すると今度は、ならば何故会津は芹沢鴨抹殺を近藤達に強要しなければならなかったのか、という問題が出て来ます。会津藩は定期的に千人もの藩士を国許から交替させており、更に幕府も財政難から必要経費を払わなかった為、地獄のような財政問題を抱えていました。後になって容保は新撰組に押し借りによる金子の調達を命じ、二万五千両もの金を巻き上げてもいます。押し借りを嫌悪した事はまずあり得ません。
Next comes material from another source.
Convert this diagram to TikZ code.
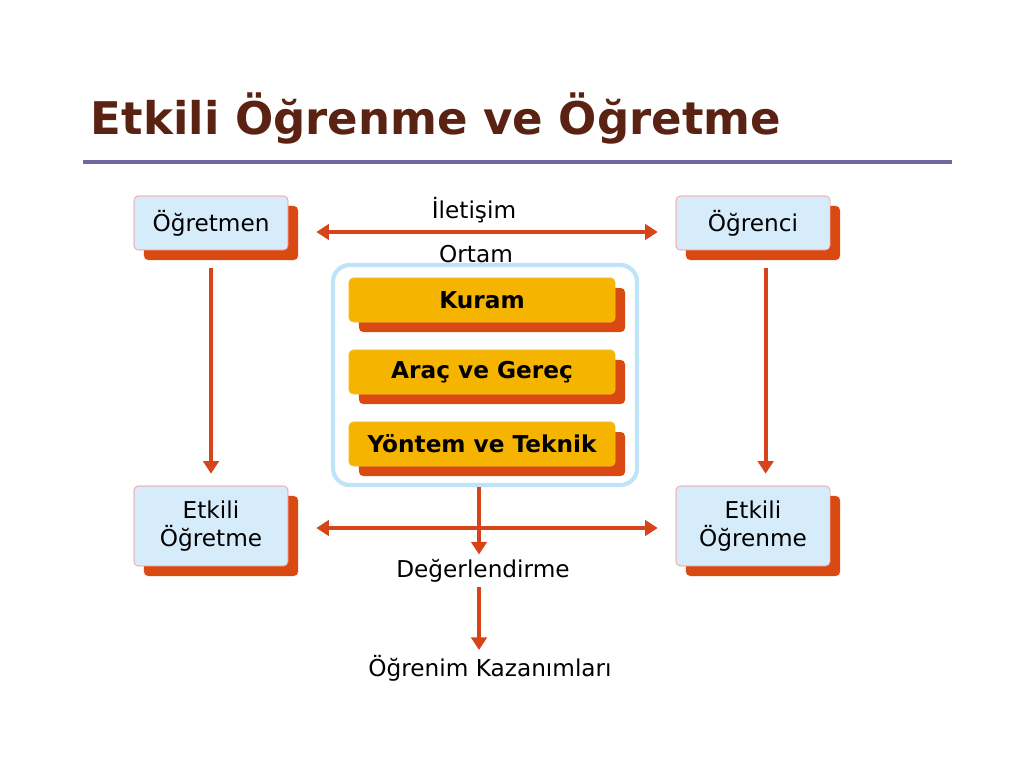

では彼が水戸の尊攘派である事が嫌忌されたのか? それも考えづらいのです。作中では触れませんでしたが、彼は水戸時代に天狗党過激派の藤田小四郎と深刻な確執を抱えており、更に実家からは公式には絶縁された事になっています。これは玉造組時代を考慮して、万一にも芹沢本家に累を及ぼさぬ為の処置でしょう。そんな彼に水戸との繋がりが残されているとは言い難い。では何故、芹沢鴨は殺されねばならなかった?
と、こんな調子で複雑な事情が絡み合うのが芹沢鴨という男であって、軽々しく彼について書き散らすのは公平ではない。それがこの長さになってしまった一番の要因です。
作中でも何度も触れましたが、芹沢鴨は超がつくワンマン経営者ではあったかも知れないけれども、それでも彼の剛腕なくして新撰組の発展はあり得ませんでした。後に近藤が唯一の局長として押し上げられ、実権を土方が握る訳ですが、その基本的なやり方は鴨のやり方を踏襲しています。押し借りは会津藩に委託された事からもわかるように継続して行われていたし、隊を束ねる方法も恐怖政治、つまり暴力と恐怖で従える芹沢流のそれを発展させたものでした。要するに彼らは芹沢鴨の組織運営を身をもって学び、吸収する事によって組織運営の手法を確立した事になります。
芹沢鴨の辞世とされるあの歌は、実際には新撰組の顛末にもかかる句になっています。本人達がそれを知ってどう思うかはさておき、芹沢鴨と新撰組が分かつ事の出来ぬ合わせ鏡だったのは間違いのない事だと、そう考える次第です。